Migration considerations, AI automation opportunities, and future trends
Migration to an integrated Odoo architecture should begin with process and data rationalization, not interface replication. Many firms carry forward legacy exceptions, duplicate customer records, inconsistent project templates, and unmanaged billing rules that undermine the target design. A phased migration approach is usually safer: stabilize master data, establish core customer and project synchronization, then onboard time, billing, finance, and analytics flows in controlled waves. AI automation can add value when applied to exception triage, invoice discrepancy detection, timesheet anomaly identification, project risk summarization, and support knowledge retrieval for integration operations.
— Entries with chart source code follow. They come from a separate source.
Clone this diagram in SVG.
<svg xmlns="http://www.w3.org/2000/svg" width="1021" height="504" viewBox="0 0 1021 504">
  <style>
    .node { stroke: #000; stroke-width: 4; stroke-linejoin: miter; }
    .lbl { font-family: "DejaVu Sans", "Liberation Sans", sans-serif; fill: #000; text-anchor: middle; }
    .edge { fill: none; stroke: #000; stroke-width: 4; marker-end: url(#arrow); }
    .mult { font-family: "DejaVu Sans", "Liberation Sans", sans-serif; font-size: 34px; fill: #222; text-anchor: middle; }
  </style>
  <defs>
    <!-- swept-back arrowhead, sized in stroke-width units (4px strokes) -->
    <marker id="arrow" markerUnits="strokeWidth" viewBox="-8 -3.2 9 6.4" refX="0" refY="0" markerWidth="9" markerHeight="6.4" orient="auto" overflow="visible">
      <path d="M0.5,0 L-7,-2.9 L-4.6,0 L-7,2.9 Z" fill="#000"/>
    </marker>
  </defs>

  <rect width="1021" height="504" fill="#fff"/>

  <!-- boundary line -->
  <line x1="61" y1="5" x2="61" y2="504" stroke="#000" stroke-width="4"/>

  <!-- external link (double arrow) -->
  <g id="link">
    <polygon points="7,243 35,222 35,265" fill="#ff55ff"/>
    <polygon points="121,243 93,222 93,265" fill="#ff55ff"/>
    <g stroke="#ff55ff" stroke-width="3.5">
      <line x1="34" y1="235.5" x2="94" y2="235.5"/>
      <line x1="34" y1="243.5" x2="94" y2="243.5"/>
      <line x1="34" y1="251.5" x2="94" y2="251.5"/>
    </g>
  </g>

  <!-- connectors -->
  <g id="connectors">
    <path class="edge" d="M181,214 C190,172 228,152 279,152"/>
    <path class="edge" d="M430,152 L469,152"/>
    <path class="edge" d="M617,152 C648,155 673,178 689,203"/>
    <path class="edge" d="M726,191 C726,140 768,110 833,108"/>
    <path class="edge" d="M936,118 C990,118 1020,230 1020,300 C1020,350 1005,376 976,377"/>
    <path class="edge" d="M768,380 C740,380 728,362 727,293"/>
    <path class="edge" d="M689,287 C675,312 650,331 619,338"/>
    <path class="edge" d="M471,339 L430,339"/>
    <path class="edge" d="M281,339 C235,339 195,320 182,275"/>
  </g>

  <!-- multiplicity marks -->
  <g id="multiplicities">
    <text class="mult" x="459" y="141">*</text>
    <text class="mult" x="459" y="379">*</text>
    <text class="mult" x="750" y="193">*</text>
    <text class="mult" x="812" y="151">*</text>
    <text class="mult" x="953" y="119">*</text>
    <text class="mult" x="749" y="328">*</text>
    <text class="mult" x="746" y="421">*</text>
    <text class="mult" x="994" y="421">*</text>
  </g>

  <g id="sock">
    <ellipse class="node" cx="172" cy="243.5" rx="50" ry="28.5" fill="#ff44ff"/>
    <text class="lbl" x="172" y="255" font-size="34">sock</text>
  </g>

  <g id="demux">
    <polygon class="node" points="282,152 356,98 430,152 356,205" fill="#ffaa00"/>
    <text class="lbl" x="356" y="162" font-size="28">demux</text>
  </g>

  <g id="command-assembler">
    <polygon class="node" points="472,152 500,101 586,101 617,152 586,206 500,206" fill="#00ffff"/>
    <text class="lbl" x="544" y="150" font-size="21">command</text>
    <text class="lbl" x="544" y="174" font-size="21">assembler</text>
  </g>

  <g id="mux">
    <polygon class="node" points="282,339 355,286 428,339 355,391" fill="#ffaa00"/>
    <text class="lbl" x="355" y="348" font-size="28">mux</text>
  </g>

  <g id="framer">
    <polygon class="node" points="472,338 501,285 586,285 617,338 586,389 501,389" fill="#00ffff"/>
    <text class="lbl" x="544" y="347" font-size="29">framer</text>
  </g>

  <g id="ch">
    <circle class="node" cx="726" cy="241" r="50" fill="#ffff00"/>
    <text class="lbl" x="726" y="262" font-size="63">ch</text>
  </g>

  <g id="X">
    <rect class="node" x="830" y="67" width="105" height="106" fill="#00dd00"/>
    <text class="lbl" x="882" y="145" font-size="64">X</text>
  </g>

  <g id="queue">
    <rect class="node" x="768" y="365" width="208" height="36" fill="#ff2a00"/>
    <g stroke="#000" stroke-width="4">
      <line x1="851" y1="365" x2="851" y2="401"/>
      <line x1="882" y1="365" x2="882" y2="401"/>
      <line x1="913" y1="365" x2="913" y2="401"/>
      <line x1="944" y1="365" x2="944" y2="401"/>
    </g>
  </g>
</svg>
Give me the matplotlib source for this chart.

Over the next few years, professional services architectures are likely to move toward more event-driven operating models, stronger API product management, embedded process intelligence, and policy-based automation. The firms that benefit most will be those that treat integration as a strategic operating platform rather than a collection of connectors.
Executive recommendations
Executives should prioritize a target operating model in which Odoo participates as part of a governed service architecture. Start by defining systems of record, canonical business entities, and ownership for customer, project, resource, and billing data. Use direct APIs selectively, but adopt middleware where workflows cross multiple domains or require auditability and resilience. Reserve real-time integration for operationally sensitive events and use batch patterns where latency is acceptable. Establish API governance, service identity controls, and observability before scaling the integration estate. Finally, measure success in business terms: billing cycle time, invoice accuracy, utilization visibility, reconciliation effort, and project margin confidence.
Key takeaways
Professional services ERP integration succeeds when architecture reflects the full service lifecycle from opportunity to delivery to cash collection. Odoo can be highly effective in this role when supported by disciplined API design, middleware-led orchestration, event-driven decoupling, strong identity controls, and operational observability. The most resilient architectures avoid point-to-point sprawl, align real-time and batch patterns to business need, and treat governance as a design principle rather than a compliance exercise.